Rereading: FREDDY THE COWBOY by Walter R. Brooks

In the 1980s, Knopf tried a limited line of Freddy trade paperbacks, allowing me to fill in some gaps in the series like this one, the seventeenth. The cover art was awful, but at least the interior illustrations by Kurt Wiese were retained. His Freddy is much more appealing.

Several of the Bean farm animals decide to go off in search of adventure, each in a different direction, and Freddy’s journey brings him to a dude ranch, where the owner, Mr. Flint, is mistreating a horse he uses as a bucking bronco. The horse, Cy, and Freddy soon come to an understanding by talking quietly to each other, and Freddy wins Cy in a bet that he can’t stay on the horse’s back. Mr. Flint is a sore loser, and is soon plotting not only to get his horse back, but to kill the talking pig who befriended him.
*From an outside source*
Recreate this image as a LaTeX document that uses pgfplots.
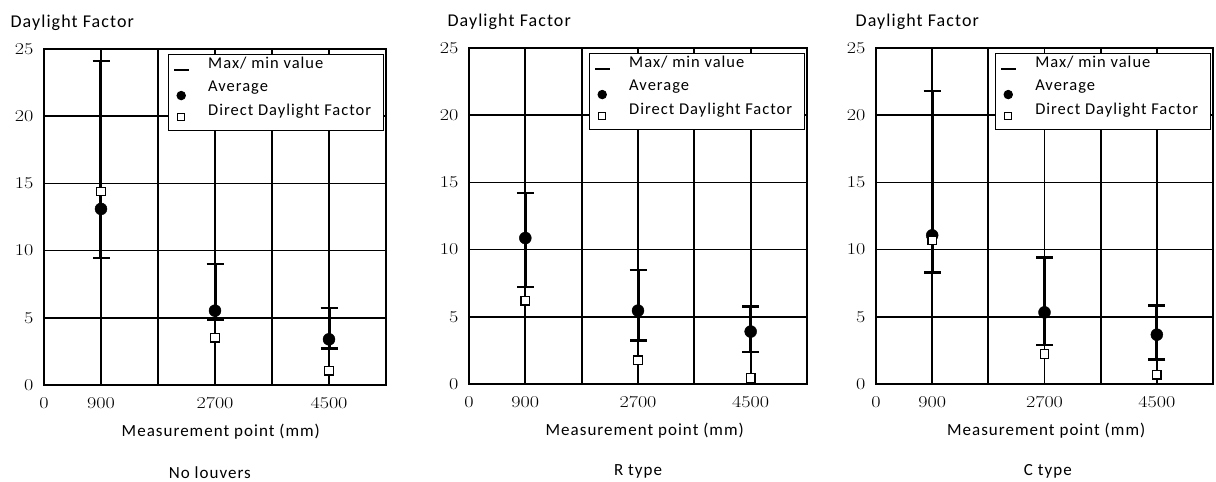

Jinx the cat also has an interesting adventure that makes him some new mouse friends at a distant farm. They’re being extorted by squirrels, and Jinx captures the leader in one of his own traps. Eventually Jinx also runs afoul of Mr. Flint, who is on a rampage to destroy Freddy and rob the First Animal Bank while he’s at it. Before long, all the farm animals and other friends are trying to help, but Flint and his ranch hands prove to be tricky opponents. Also debuting in this book are my favorite mysterious ninja-like figures, the Terrible Ten.

In addition to the usual fun, this has the appeal of amusing western themes and poetry by Freddy. Recommended.